In a classic exercise in political duplicity, one week before the 2005 election, former Defence Minister Mark Burton announced the sale. There was nothing equivocal or conditional about the announcement. All of the required approvals had been “extensively discussed” with foreign governments and the aircraft would be “progressively shipped over the next few months”, he said.
But layer by layer, the facts are now being stripped bare. Since the election we have discovered:
- The contract is far from unconditional.
- No deposit has been paid.
- US State Department approval still has not been given.
- The purchaser needs a capital injection from a new shareholder in order to fund the deal.
This week Mr Goff had to confess that, to date over $1.1 million has been paid to Ernst Young, the sales agents, and over $330,000 to Russell McVeagh, lawyers. All for a sale that is looking shakier by the minute.
No ordinary New Zealander selling their home would go paying the agents commission, or for that matter the legal costs, until they had both an unconditional contract, and a deposit sitting in the bank account. And the question which remains is why our Government would do things so differently. Oh, and why the deal that was looking so very very tidy when it was announced a week before the last election is looking so very very untidy now.
Net Gain For Labour Gay and Left Lobbies
The announcement that former farmer and Trade Minister Jim Sutton would retire from Parliament, making way for Wellington lawyer Charles Chauvel was made, without authorisation, by Conservation Minister Chris Carter at a Premier House function of the Rainbow Labour Branch. The news leaked and the Sutton retirement was formalised the following day.
Quite why Sutton was targeted over at least half a dozen Labour colleagues who have never held Ministerial rank is surprising. There is obviously, from Clark's perspective, a personal element to the decision. But she would also have been mindful of the shift to the balance of her caucus.

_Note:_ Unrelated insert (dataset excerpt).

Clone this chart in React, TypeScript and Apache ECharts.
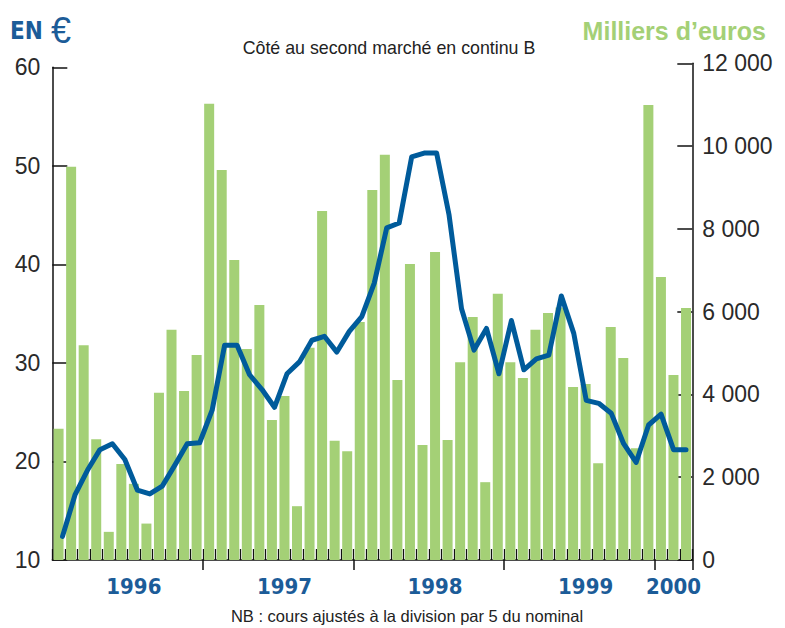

The change further entrenches the shift to the left in the Labour party, as a pillar of Labour's conservative right, Sutton, makes way for an obvious leftist and a leading member of Labour's gay lobby. And the news doesn't get much better from here. The next retirement will bring back trade unionist Lesley Soper. And the one after, Louisa Wall, another member of Labour’s gay lobby, currently employed by the Human Rights Commission (a statement in itself). And Helen Clark thinks that's the sort of thing that's going to rejuvenate her government?
Judith Tizard didn't even wait for former Labour Party president Bob Harvey to get clear of his involvement in the Whangamata Marina High Court case (where he and Chris Carter are trying to reconcile conflicting accounts of their conversations) before appointing him to the board of Te Papa. As the Te Papa board starts to look increasingly like a branch of the Labour Party, no doubt the hands will go out for more and more public money to keep the place afloat.

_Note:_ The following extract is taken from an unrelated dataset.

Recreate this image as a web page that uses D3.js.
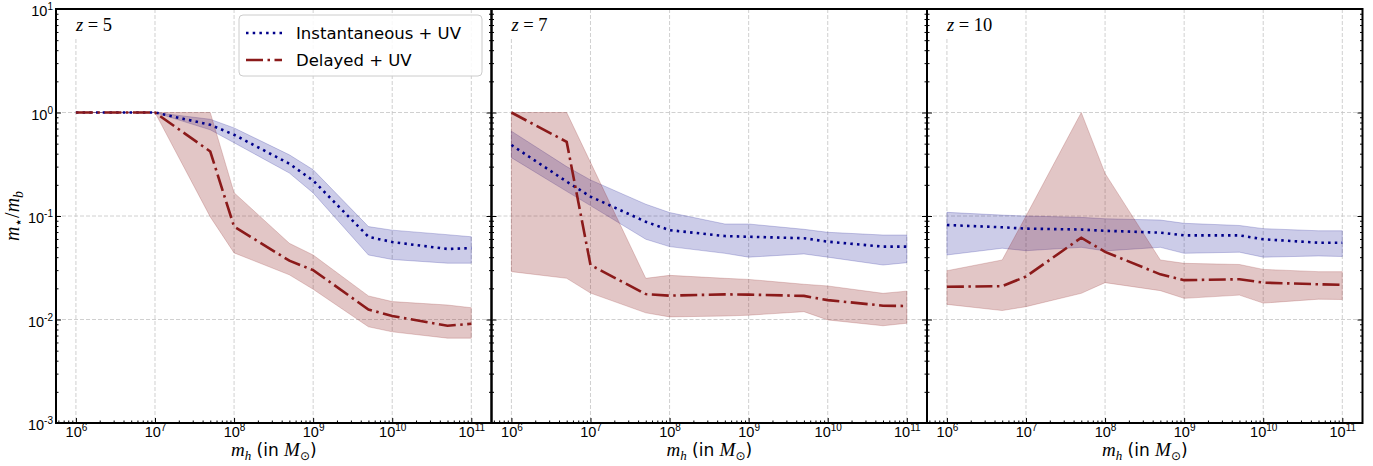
<!DOCTYPE html>
<html><head><meta charset="utf-8">
<script src="https://cdn.jsdelivr.net/npm/d3@7"></script>
<style>body{margin:0;background:#fff}svg{display:block}</style>
</head><body>
<svg id="c" width="1373" height="466"></svg>
<script>
// ---------- data ----------
const massGrid = [1e6, 5e6, 1e7, 5e7, 1e8, 5e8, 1e9, 5e9, 1e10, 5e10, 1e11];
const redshiftLabels = ["5", "7", "10"];
const xTickValues = [1e6, 1e7, 1e8, 1e9, 1e10, 1e11];
const yTickValues = [1e-3, 1e-2, 1e-1, 1e0, 1e1];
const legendLabels = ["Instantaneous + UV", "Delayed + UV"];

// z = 5
const instMed_z5 = [1, 1, 1, 0.76, 0.61, 0.32, 0.22, 0.063, 0.056, 0.048, 0.049];
const instHi_z5  = [1, 1, 1, 0.86, 0.71, 0.39, 0.28, 0.079, 0.073, 0.066, 0.063];
const instLo_z5  = [1, 1, 1, 0.68, 0.51, 0.26, 0.167, 0.042, 0.038, 0.035, 0.035];
const delMed_z5  = [1, 1, 1, 0.42, 0.079, 0.037, 0.030, 0.0125, 0.0108, 0.0087, 0.0091];
const delHi_z5   = [1, 1, 1, 1.0, 0.168, 0.0545, 0.042, 0.0169, 0.0149, 0.0138, 0.0130];
const delLo_z5   = [1, 1, 1, 0.098, 0.044, 0.027, 0.0196, 0.0085, 0.0076, 0.0066, 0.0066];
// z = 7
const instMed_z7 = [0.485, 0.215, 0.154, 0.088, 0.073, 0.064, 0.063, 0.061, 0.0565, 0.0506, 0.0506];
const instHi_z7  = [0.66, 0.30, 0.223, 0.13, 0.108, 0.0837, 0.0837, 0.0744, 0.0696, 0.0655, 0.0655];
const instLo_z7  = [0.366, 0.173, 0.126, 0.0596, 0.0506, 0.0436, 0.040, 0.043, 0.040, 0.0336, 0.0354];
const delMed_z7  = [1.0, 0.52, 0.0336, 0.0176, 0.017, 0.0175, 0.0174, 0.0169, 0.0154, 0.0136, 0.0135];
const delHi_z7   = [1.0, 1.0, 0.33, 0.025, 0.0267, 0.025, 0.0244, 0.0219, 0.0211, 0.0179, 0.0188];
const delLo_z7   = [0.029, 0.025, 0.018, 0.0116, 0.0106, 0.0108, 0.011, 0.0119, 0.0099, 0.0087, 0.0092];
// z = 10
const instMed_z10 = [0.0818, 0.0778, 0.0755, 0.074, 0.072, 0.069, 0.065, 0.065, 0.0596, 0.0552, 0.0552];
const instHi_z10  = [0.1085, 0.102, 0.10, 0.097, 0.094, 0.0914, 0.085, 0.081, 0.0755, 0.072, 0.072];
const instLo_z10  = [0.042, 0.0488, 0.0462, 0.0498, 0.046, 0.0498, 0.0436, 0.0447, 0.040, 0.0411, 0.0406];
const delMed_z10  = [0.0207, 0.021, 0.026, 0.0617, 0.045, 0.0273, 0.024, 0.0245, 0.0227, 0.0219, 0.0216];
const delHi_z10   = [0.0296, 0.0376, 0.10, 1.0, 0.258, 0.0376, 0.0349, 0.034, 0.0305, 0.029, 0.029];
const delLo_z10   = [0.014, 0.0122, 0.0133, 0.0179, 0.0227, 0.019, 0.016, 0.0172, 0.0144, 0.0157, 0.0156];

const panels = [
  {z: redshiftLabels[0], inst: [instMed_z5, instLo_z5, instHi_z5], del: [delMed_z5, delLo_z5, delHi_z5]},
  {z: redshiftLabels[1], inst: [instMed_z7, instLo_z7, instHi_z7], del: [delMed_z7, delLo_z7, delHi_z7]},
  {z: redshiftLabels[2], inst: [instMed_z10, instLo_z10, instHi_z10], del: [delMed_z10, delLo_z10, delHi_z10]}
];

// ---------- layout ----------
const left0 = 56, pw = 435.5, pTop = 9, pBottom = 423;
const blue = "#00008B", red = "#8B1A1A";
const sans = "'DejaVu Sans', sans-serif";
const serif = "'Liberation Serif', 'DejaVu Serif', serif";

const svg = d3.select("#c");
const x = d3.scaleLog().domain([5.6e5, 1.8e11]).range([0, pw]);
const y = d3.scaleLog().domain([1e-3, 1e1]).range([pBottom, pTop]);

const minorX = [];
for (let k = 5; k <= 11; k++) for (let m = 2; m <= 9; m++) {
  const v = m * Math.pow(10, k);
  if (v > x.domain()[0] && v < x.domain()[1]) minorX.push(v);
}
const minorY = [];
for (let k = -3; k <= 0; k++) for (let m = 2; m <= 9; m++) minorY.push(m * Math.pow(10, k));

function supLabel(sel, ybase) {
  sel.each(function(d) {
    const t = d3.select(this);
    t.text(null).attr("dy", null).attr("y", ybase);
    t.append("tspan").text("10");
    t.append("tspan").attr("dy", -6).attr("font-size", 10).text(Math.round(Math.log10(d)));
  });
}

panels.forEach((p, i) => {
  const g = svg.append("g").attr("transform", `translate(${left0 + i * pw},0)`);
  const clipId = "clip" + i;
  g.append("clipPath").attr("id", clipId).append("rect")
    .attr("x", 0).attr("y", pTop).attr("width", pw).attr("height", pBottom - pTop);

  // grid
  const grid = g.append("g").attr("stroke", "#c4c4c4").attr("stroke-width", 0.8).attr("stroke-dasharray", "4,2");
  grid.selectAll("line.gx").data(xTickValues).join("line").attr("class", "gx")
    .attr("x1", d => x(d)).attr("x2", d => x(d)).attr("y1", pTop).attr("y2", pBottom);
  grid.selectAll("line.gy").data(yTickValues.slice(1, -1)).join("line").attr("class", "gy")
    .attr("x1", 0).attr("x2", pw).attr("y1", d => y(d)).attr("y2", d => y(d));

  const series = [
    {vals: p.inst, color: blue, alpha: 0.2, dash: "2.5,4.2"},
    {vals: p.del, color: red, alpha: 0.25, dash: "17,4.5,2.5,4.5"}
  ];

  // redshift label (with white box behind, under data)
  const zt = g.append("text").attr("x", x(1e6)).attr("y", 31)
    .attr("font-family", serif).attr("font-size", 18.5).attr("fill", "#000");
  zt.append("tspan").attr("font-style", "italic").text("z");
  zt.append("tspan").text(" = " + p.z);
  const bb = zt.node().getBBox();
  g.insert("rect", "text").attr("x", bb.x - 3).attr("y", pTop + 1).attr("width", bb.width + 6).attr("height", 28)
    .attr("fill", "#fff");

  const data = g.append("g").attr("clip-path", `url(#${clipId})`);
  const area = d3.area().x((d, j) => x(massGrid[j])).y0(d => y(d[0])).y1(d => y(d[1]));
  const line = d3.line().x((d, j) => x(massGrid[j])).y(d => y(d));

  series.forEach(s => {
    const band = s.vals[1].map((lo, j) => [lo, s.vals[2][j]]);
    data.append("path").attr("d", area(band))
      .attr("fill", s.color).attr("fill-opacity", s.alpha)
      .attr("stroke", s.color).attr("stroke-opacity", 0.25).attr("stroke-width", 0.8);
  });
  series.forEach(s => {
    data.append("path").attr("d", line(s.vals[0]))
      .attr("fill", "none").attr("stroke", s.color).attr("stroke-width", 2.6)
      .attr("stroke-dasharray", s.dash);
  });

  // axes
  const ax = g.append("g").attr("font-family", sans).attr("font-size", 14.5);
  const bx = ax.append("g").attr("transform", `translate(0,${pBottom})`)
    .call(d3.axisBottom(x).tickValues(xTickValues).tickSize(-5));
  bx.select(".domain").remove();
  bx.selectAll("text").attr("fill", "#000").attr("font-size", 14.5).call(supLabel, 14);
  const bxm = ax.append("g").attr("transform", `translate(0,${pBottom})`)
    .call(d3.axisBottom(x).tickValues(minorX).tickSize(-2.5).tickFormat(""));
  bxm.select(".domain").remove();

  const ly = ax.append("g").call(d3.axisLeft(y).tickValues(yTickValues).tickSize(-5).tickPadding(3));
  ly.select(".domain").remove();
  if (i === 0) {
    ly.selectAll("text").attr("fill", "#000").attr("font-size", 14.5).call(supLabel, 6.5);
  } else {
    ly.selectAll("text").remove();
  }
  const lym = ax.append("g").call(d3.axisLeft(y).tickValues(minorY).tickSize(-2.5).tickFormat(""));
  lym.select(".domain").remove();
  const ry = ax.append("g").attr("transform", `translate(${pw},0)`)
    .call(d3.axisRight(y).tickValues(yTickValues).tickSize(-5).tickFormat(""));
  ry.select(".domain").remove();
  const rym = ax.append("g").attr("transform", `translate(${pw},0)`)
    .call(d3.axisRight(y).tickValues(minorY).tickSize(-2.5).tickFormat(""));
  rym.select(".domain").remove();

  // x label
  const xl = g.append("text").attr("x", pw / 2).attr("y", 456).attr("text-anchor", "middle")
    .attr("font-size", 17).attr("font-family", sans).attr("fill", "#000");
  xl.append("tspan").attr("font-family", serif).attr("font-style", "italic").attr("font-size", 19).text("m");
  xl.append("tspan").attr("font-family", serif).attr("font-style", "italic").attr("font-size", 13).attr("dy", 4).text("h");
  xl.append("tspan").attr("dy", -4).text(" (in ");
  xl.append("tspan").attr("font-family", serif).attr("font-style", "italic").attr("font-size", 19).text("M");
  xl.append("tspan").attr("font-size", 12).attr("dy", 4).text("⊙");
  xl.append("tspan").attr("dy", -4).text(")");

  // legend
  if (i === 0) {
    const lg = g.append("g");
    lg.append("rect").attr("x", 183).attr("y", 15).attr("width", 243).attr("height", 61).attr("rx", 4)
      .attr("fill", "#fff").attr("fill-opacity", 0.85).attr("stroke", "#cccccc").attr("stroke-width", 1);
    series.forEach((s, k) => {
      const yy = 33 + k * 27;
      lg.append("line").attr("x1", 190).attr("x2", 226).attr("y1", yy).attr("y2", yy)
        .attr("stroke", s.color).attr("stroke-width", 2.6).attr("stroke-dasharray", s.dash);
      lg.append("text").attr("x", 240).attr("y", yy + 6).attr("font-family", sans).attr("font-size", 16.5)
        .attr("fill", "#000").text(legendLabels[k]);
    });
  }

  // spines
  g.append("rect").attr("x", 0).attr("y", pTop).attr("width", pw).attr("height", pBottom - pTop)
    .attr("fill", "none").attr("stroke", "#000").attr("stroke-width", 2);
});

// y label
const yl = svg.append("text").attr("transform", "translate(19,216) rotate(-90)").attr("text-anchor", "middle")
  .attr("font-family", serif).attr("font-size", 20).attr("fill", "#000");
yl.append("tspan").attr("font-style", "italic").text("m");
yl.append("tspan").attr("font-family", sans).attr("font-size", 14).attr("dy", 4).text("⋆");
yl.append("tspan").attr("dy", -4).text("/");
yl.append("tspan").attr("font-style", "italic").text("m");
yl.append("tspan").attr("font-style", "italic").attr("font-size", 14).attr("dy", 4).text("b");
</script>
</body></html>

An increasingly impatient Clark will no doubt be offering ambassadorships, SOE chairs, and other government appointments as blandishments to dislodge at least another three or four of her caucus. The worldwide headquarters has not criticised the terms of the Sutton departure. On the grounds of ability and experience it would be hard to argue that Sutton isn't up to the task of Landcorp chair.

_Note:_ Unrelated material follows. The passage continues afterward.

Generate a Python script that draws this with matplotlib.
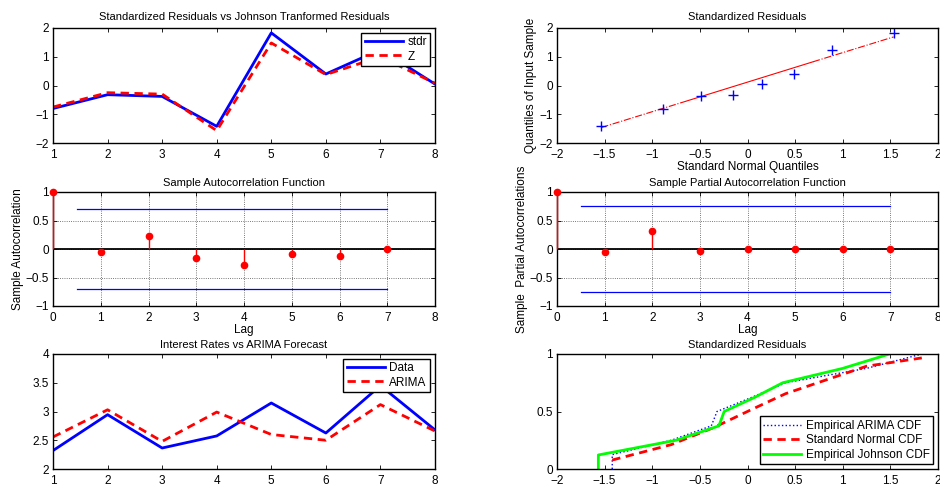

Using his skills and contacts for occasional trade ambassador forays makes sense, and is something an incoming National Government would not be averse to doing. But for the next three or four Labour retirees, the situation is entirely different. Having correctly concluded that not one of them was up to serving in her Ministry whilst in Parliament, won't it be interesting to find out what tasks Clark now imagines they are up to in their retirements.